Studies Examine Cesarean Delivery Rates, Outcomes
2 Dec 2015
Two studies in the December 1 issue of JAMA examine the relationship between cesarean delivery rates and maternal and infant death, and adverse outcomes in childhood health following planned cesarean delivery at term.
In one study, Alex B. Haynes, M.D., M.P.H., of Ariadne Labs at Brigham and Women’s Hospital and the Harvard T.H. Chan School of Public Health, Boston, and Thomas G. Weiser, M.D., M.P.H., of the Stanford University Medical Center, Stanford, Calif., and colleagues collected data for 2005 to 2012 for all 194 World Health Organization (WHO) member states to estimate annual cesarean delivery rates. The year of analysis was 2012. Cesarean delivery rates were available for 54 countries for 2012. For the 118 countries for which 2012 data were not available, the 2012 cesarean delivery rate was imputed from other years. For the 22 countries for which no cesarean rate data were available, the rate was imputed from total health expenditure per capita, fertility rate, life expectancy, percent of urban population, and geographic region.

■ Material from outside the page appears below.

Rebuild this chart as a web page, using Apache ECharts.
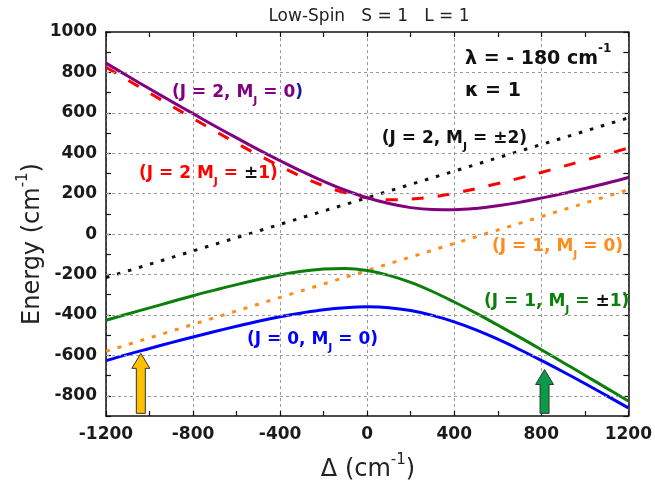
<!DOCTYPE html>
<html><head><meta charset="utf-8">
<script src="https://cdn.jsdelivr.net/npm/echarts@6/dist/echarts.min.js"></script>
<style>html,body{margin:0;padding:0;background:#fff}#c{width:655px;height:487px}</style>
</head><body><div id="c"></div>
<script>
// ---- data ----
const deltas = [-1200,-1100,-1000,-900,-800,-700,-600,-500,-400,-300,-200,-100,0,100,200,300,400,500,600,700,800,900,1000,1100,1200];
const j2m0  = [846,782,719,657,596,535,476,418,363,310,261,217,180,151,131,122,121,127,140,157,178,201,226,252,280];
const j0m0  = [-626,-595,-566,-537,-509,-482,-456,-431,-409,-390,-374,-364,-360,-364,-378,-402,-434,-474,-520,-571,-625,-681,-739,-799,-860];
const j2m1  = [826,762,698,635,572,510,450,391,336,284,239,204,180,170,173,184,202,225,250,277,305,335,365,395,426];
const j1m1  = [-426,-395,-365,-335,-305,-277,-250,-225,-202,-184,-173,-170,-180,-204,-239,-284,-336,-391,-450,-510,-572,-635,-698,-762,-826];
const linX  = [-1200, 1200];
const j2m2  = [-215, 575];
const j1m0  = [-580, 220];
const arrowX    = [-1040, 815];
const arrowTip  = [-590, -670];
const arrowBase = [-887, -887];
const arrowColors = ['#FFC000', '#0B9A4A'];
const gridY = [-800,-600,-400,-200,0,200,400,600,800];

const F = "'DejaVu Sans', sans-serif";
const pairs = (xs, ys) => xs.map((x, i) => [x, ys[i]]);

function rt(parts, size, lh, subSize, subLh, weight) {
  const rich = {}; let txt = '';
  parts.forEach((p, i) => {
    const k = 't' + i;
    txt += '{' + k + '|' + p[0] + '}';
    let s;
    if (p[2] === 'sub') s = {fontSize: subSize, lineHeight: subLh, verticalAlign: 'bottom'};
    else if (p[2] === 'sup') s = {fontSize: subSize, lineHeight: subLh, verticalAlign: 'top'};
    else s = {fontSize: size, lineHeight: lh};
    s.fill = p[1]; s.color = p[1]; s.fontFamily = F; s.fontWeight = weight;
    rich[k] = s;
  });
  return {text: txt, rich: rich};
}
function label(x, y, parts, opts) {
  opts = opts || {};
  const r = rt(parts, opts.size || 17, opts.lh || 28, opts.sub || 11, opts.subLh || 11, opts.weight || 'bold');
  return {type: 'text', x: x, y: y, rotation: opts.rot || 0, z: 100,
    style: {text: r.text, rich: r.rich, align: opts.align || 'left', verticalAlign: 'middle',
      fontFamily: F, fontSize: opts.size || 17, fontWeight: opts.weight || 'bold'}};
}

const axisLine = {show: true, onZero: false, lineStyle: {color: '#111', width: 1.5}};
const axisTick = {show: true, inside: true, length: 5, lineStyle: {color: '#111', width: 1.2}};
const minorTick = {show: true, splitNumber: 2, length: 5, lineStyle: {color: '#111', width: 1.2}};
const tickFont = {fontFamily: F, fontWeight: 'bold', fontSize: 17, color: '#1a1a1a'};

const chart = echarts.init(document.getElementById('c'), null, {renderer: 'canvas'});
const lineBase = {type: 'line', showSymbol: false, symbol: 'none', animation: false, silent: true, xAxisIndex: 0, yAxisIndex: 0};

chart.setOption({
  animation: false,
  backgroundColor: '#fff',
  grid: {left: 106, right: 26, top: 32, bottom: 71},
  xAxis: [
    {type: 'value', min: -1200, max: 1200, interval: 400, position: 'bottom',
     axisLine: axisLine, axisTick: axisTick, minorTick: minorTick,
     splitLine: {show: true, lineStyle: {color: '#9a9a9a', type: [3, 3], width: 1}},
     axisLabel: Object.assign({margin: 10, formatter: v => String(v)}, tickFont)},
    {type: 'value', min: -1200, max: 1200, interval: 400, position: 'top',
     axisLine: axisLine, axisTick: axisTick, minorTick: minorTick,
     splitLine: {show: false}, axisLabel: {show: false}}
  ],
  yAxis: [
    {type: 'value', min: -900, max: 1000, interval: 100, position: 'left',
     axisLine: axisLine, axisTick: axisTick, splitLine: {show: false},
     axisLabel: Object.assign({margin: 9, formatter: v => (v % 200 === 0 ? String(v) : '')}, tickFont)},
    {type: 'value', min: -900, max: 1000, interval: 100, position: 'right',
     axisLine: axisLine, axisTick: axisTick, splitLine: {show: false}, axisLabel: {show: false}}
  ],
  series: [
    Object.assign({}, lineBase, {data: [], z: 1,
      markLine: {silent: true, symbol: ['none', 'none'], label: {show: false}, animation: false,
        lineStyle: {color: '#9a9a9a', type: [3, 3], width: 1},
        data: gridY.map(v => ({yAxis: v}))}}),
    Object.assign({}, lineBase, {data: pairs(linX, j2m2), z: 3,
      lineStyle: {color: '#111', width: 3, type: [3.5, 8], cap: 'butt'}}),
    Object.assign({}, lineBase, {data: pairs(linX, j1m0), z: 3,
      lineStyle: {color: '#FF8C1A', width: 3, type: [4, 8], cap: 'butt'}}),
    Object.assign({}, lineBase, {data: pairs(deltas, j2m1), smooth: 0.4, z: 3,
      lineStyle: {color: '#FF0000', width: 3, type: [12, 14], cap: 'butt'}}),
    Object.assign({}, lineBase, {data: pairs(deltas, j2m0), smooth: 0.4, z: 4,
      lineStyle: {color: '#800080', width: 3}}),
    Object.assign({}, lineBase, {data: pairs(deltas, j1m1), smooth: 0.4, z: 4,
      lineStyle: {color: '#0A7F0A', width: 3}}),
    Object.assign({}, lineBase, {data: pairs(deltas, j0m0), smooth: 0.4, z: 4,
      lineStyle: {color: '#0000FF', width: 3}}),
    {type: 'custom', z: 6, silent: true, animation: false, xAxisIndex: 0, yAxisIndex: 0,
     data: arrowX.map((x, i) => [x, arrowTip[i], arrowBase[i]]),
     renderItem: function (params, api) {
       const tip = api.coord([api.value(0), api.value(1)]);
       const base = api.coord([api.value(0), api.value(2)]);
       const hw = 4.5, hh = 9, hl = 15, cx = tip[0];
       const pts = [[cx, tip[1]], [cx + hh, tip[1] + hl], [cx + hw, tip[1] + hl], [cx + hw, base[1]],
                    [cx - hw, base[1]], [cx - hw, tip[1] + hl], [cx - hh, tip[1] + hl]];
       return {type: 'polygon', shape: {points: pts},
         style: {fill: arrowColors[params.dataIndex], stroke: '#333', lineWidth: 1}};
     }}
  ],
  graphic: [
    label(369, 17, [['Low-Spin   S = 1   L = 1', '#222', 'n']], {size: 17, lh: 20, weight: 'normal', align: 'center'}),
    label(465, 59, [['λ = - 180 cm', '#111', 'n'], ['-1', '#111', 'sup']], {size: 19, lh: 32, sub: 12, subLh: 12}),
    label(465, 91, [['κ = 1', '#111', 'n']], {size: 19, lh: 24}),
    label(172, 93, [['(J = 2, M', '#800080', 'n'], ['J', '#800080', 'sub'], [' = 0', '#800080', 'n'], [')', '#1a1a9c', 'n']]),
    label(139, 173.5, [['(J = 2 M', '#FF0000', 'n'], ['J', '#FF0000', 'sub'], [' = ', '#FF0000', 'n'], ['±', '#111', 'n'], ['1)', '#FF0000', 'n']]),
    label(381.7, 139, [['(J = 2, M', '#111', 'n'], ['J', '#111', 'sub'], [' = ±2)', '#111', 'n']]),
    label(492, 246.5, [['(J = 1, M', '#FF8C1A', 'n'], ['J', '#FF8C1A', 'sub'], [' = 0)', '#FF8C1A', 'n']]),
    label(484, 302, [['(J = 1, M', '#0A7F0A', 'n'], ['J', '#0A7F0A', 'sub'], [' = ', '#0A7F0A', 'n'], ['±', '#111', 'n'], ['1)', '#0A7F0A', 'n']]),
    label(247, 340, [['(J = 0, M', '#0000FF', 'n'], ['J', '#0000FF', 'sub'], [' = 0)', '#0000FF', 'n']]),
    label(33, 244, [['Energy (cm', '#222', 'n'], ['-1', '#222', 'sup'], [')', '#222', 'n']], {size: 24, lh: 34, sub: 15, subLh: 15, weight: 'normal', align: 'center', rot: Math.PI / 2}),
    label(368, 470, [['Δ (cm', '#222', 'n'], ['-1', '#222', 'sup'], [')', '#222', 'n']], {size: 24, lh: 34, sub: 15, subLh: 15, weight: 'normal', align: 'center'})
  ]
});
</script>
</body></html>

Cesarean delivery is lifesaving for obstructed labor and other emergency obstetrical conditions; however, as a surgical procedure, there are risks of complications and overuse can be harmful to both mothers and newborns. Based on older analyses, the WHO recommends that cesarean delivery rates should not exceed 10 to 15 per 100 live births to optimize maternal and neonatal (birth to four weeks) outcomes. Studies of the relationship between cesarean delivery rate and mortality have yielded inconsistent results.
In this study, the researchers found that the estimated global number of cesarean deliveries for 2012 was 22.9 million, yielding a global cesarean delivery rate estimate of 19.4 per 100 live births. Analysis indicated that the optimal cesarean delivery rate in relation to maternal and neonatal mortality was approximately 19 cesarean deliveries per 100 live births. Higher cesarean delivery rates were not correlated with maternal or neonatal mortality at a country level. A sensitivity analysis including only 76 countries with the highest-quality cesarean delivery rate information had a similar result; cesarean delivery rates greater than 6.9 to 20.1 per 100 live births were inversely correlated with the maternal mortality ratio. Cesarean delivery rates of 12.6 to 24.0 were inversely correlated with neonatal mortality.
“Previously recommended national target rates for cesarean deliveries may be too low,” the authors write.